I believe that the natural order of things in a firm is for the owner/founder/CEO/Leader to hire in his own image. By that, I mean, you tend to surround yourself with people that have very similar beliefs and values. I agree that as a firm grows this may become more difficult and more fractionalised but in essence the principle is true.
With this in mind, is it likely that core beliefs and values are at risk? You might say that if the guy at the top is not consistent then the firm’s culture will not be consistent. In this case, I would argue that such inconsistency will lead the firm to failure so the leader is not a true leader.
In my firm, we have identified four key behavioural areas; Driving for Results, Working Together, Making Great Decisions and Doing it Right. When we interview potential new employees, we spend as much time as needed to understand the candidate’s attitudes and values in each behavioural area. We have developed a series of primary and secondary questions designed to solicit opinion and anecdote in each area. The primary reason for this approach is to ensure we continue to hire people that fit the culture.
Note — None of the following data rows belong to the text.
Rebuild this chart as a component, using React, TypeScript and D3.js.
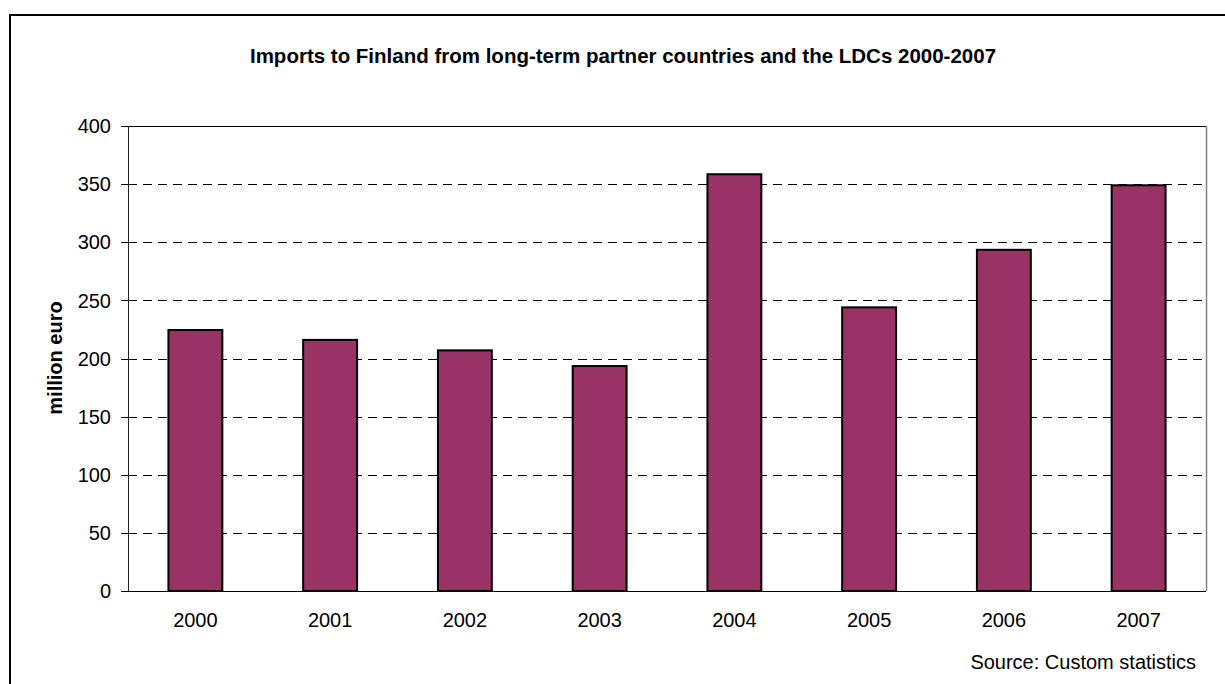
import React from "react";
import * as d3 from "d3";

const years = ["2000", "2001", "2002", "2003", "2004", "2005", "2006", "2007"];
const imports = [224.5, 216, 207, 193.5, 358.5, 244, 293.5, 349];
const yTicks = [0, 50, 100, 150, 200, 250, 300, 350, 400];

const W = 1225;
const H = 684;
const M = { left: 128, right: 1206, top: 126, bottom: 591 };
const FONT = "'Liberation Sans', Arial, sans-serif";

export default function App() {
  const x = d3
    .scaleBand<string>()
    .domain(years)
    .range([M.left, M.right])
    .paddingInner(0.6)
    .paddingOuter(0.3);
  const y = d3.scaleLinear().domain([0, 400]).range([M.bottom, M.top]);

  return (
    <div style={{ position: "absolute", left: 0, top: 0 }}>
      <svg width={W} height={H} style={{ display: "block", background: "#fff" }}>
        <rect x={0} y={0} width={W} height={H} fill="#fff" />
        {/* outer frame */}
        <rect x={10} y={15} width={W + 20} height={H + 20} fill="none" stroke="#000" strokeWidth={2} />
        <text
          x={623}
          y={63}
          textAnchor="middle"
          fontFamily={FONT}
          fontWeight="bold"
          fontSize={20.5}
          fill="#000"
        >
          Imports to Finland from long-term partner countries and the LDCs 2000-2007
        </text>
        {/* gridlines */}
        {yTicks
          .filter((t) => t > 0 && t < 400)
          .map((t) => (
            <line
              key={t}
              x1={M.left}
              x2={M.right}
              y1={Math.round(y(t)) + 0.5}
              y2={Math.round(y(t)) + 0.5}
              stroke="#000"
              strokeWidth={1}
              strokeDasharray="9,6"
            />
          ))}
        {/* top & right plot borders */}
        <line x1={M.left} x2={M.right} y1={M.top + 0.5} y2={M.top + 0.5} stroke="#000" strokeWidth={1} />
        <line x1={M.right + 0.5} x2={M.right + 0.5} y1={M.top} y2={M.bottom} stroke="#808080" strokeWidth={1.5} />
        {/* bars */}
        {years.map((yr, i) => (
          <rect
            key={yr}
            x={x(yr)}
            y={y(imports[i])}
            width={x.bandwidth()}
            height={M.bottom - y(imports[i])}
            fill="#993366"
            stroke="#000"
            strokeWidth={2}
          />
        ))}
        {/* axes */}
        <line x1={M.left + 0.5} x2={M.left + 0.5} y1={M.top} y2={M.bottom} stroke="#222" strokeWidth={1} />
        <line x1={M.left} x2={M.right} y1={M.bottom + 0.5} y2={M.bottom + 0.5} stroke="#000" strokeWidth={1} />
        {yTicks.map((t) => (
          <g key={t}>
            <line
              x1={121}
              x2={M.left}
              y1={Math.round(y(t)) + 0.5}
              y2={Math.round(y(t)) + 0.5}
              stroke="#000"
              strokeWidth={1}
            />
            <text
              x={111}
              y={y(t)}
              dy="0.36em"
              textAnchor="end"
              fontFamily={FONT}
              fontSize={20}
              fill="#000"
            >
              {t}
            </text>
          </g>
        ))}
        {years.map((yr) => (
          <text
            key={yr}
            x={(x(yr) as number) + x.bandwidth() / 2}
            y={627}
            textAnchor="middle"
            fontFamily={FONT}
            fontSize={20}
            fill="#000"
          >
            {yr}
          </text>
        ))}
        <text
          transform={`translate(62,358) rotate(-90)`}
          textAnchor="middle"
          fontFamily={FONT}
          fontWeight="bold"
          fontSize={20}
          fill="#000"
        >
          million euro
        </text>
        <text x={1196} y={669} textAnchor="end" fontFamily={FONT} fontSize={20} fill="#000">
          Source: Custom statistics
        </text>
      </svg>
    </div>
  );
}
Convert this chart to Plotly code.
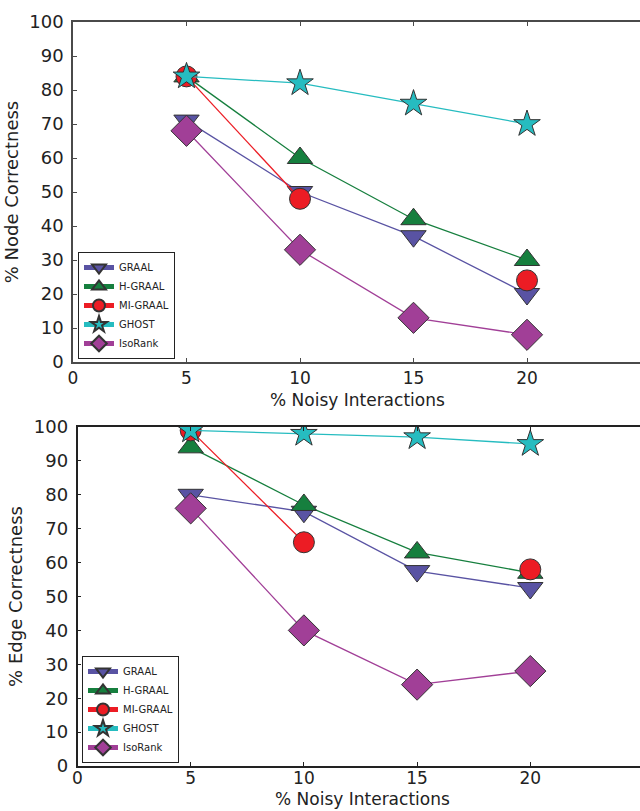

My hypothesis is that by building structures that ensure you continue to hire to fit the culture and by simple consistency of message the firm’s culture will always be self-healing.
Our vision, our clear picture of the future, is still in its formative stages. After reading Full Steam Ahead by Ken Blanchard and Jesse Stoner, I threw out the old vision statement and have started the process of jointly developing a vision so that we can be “Full Steam Ahead”… but you need to read the book to fully understand that concept!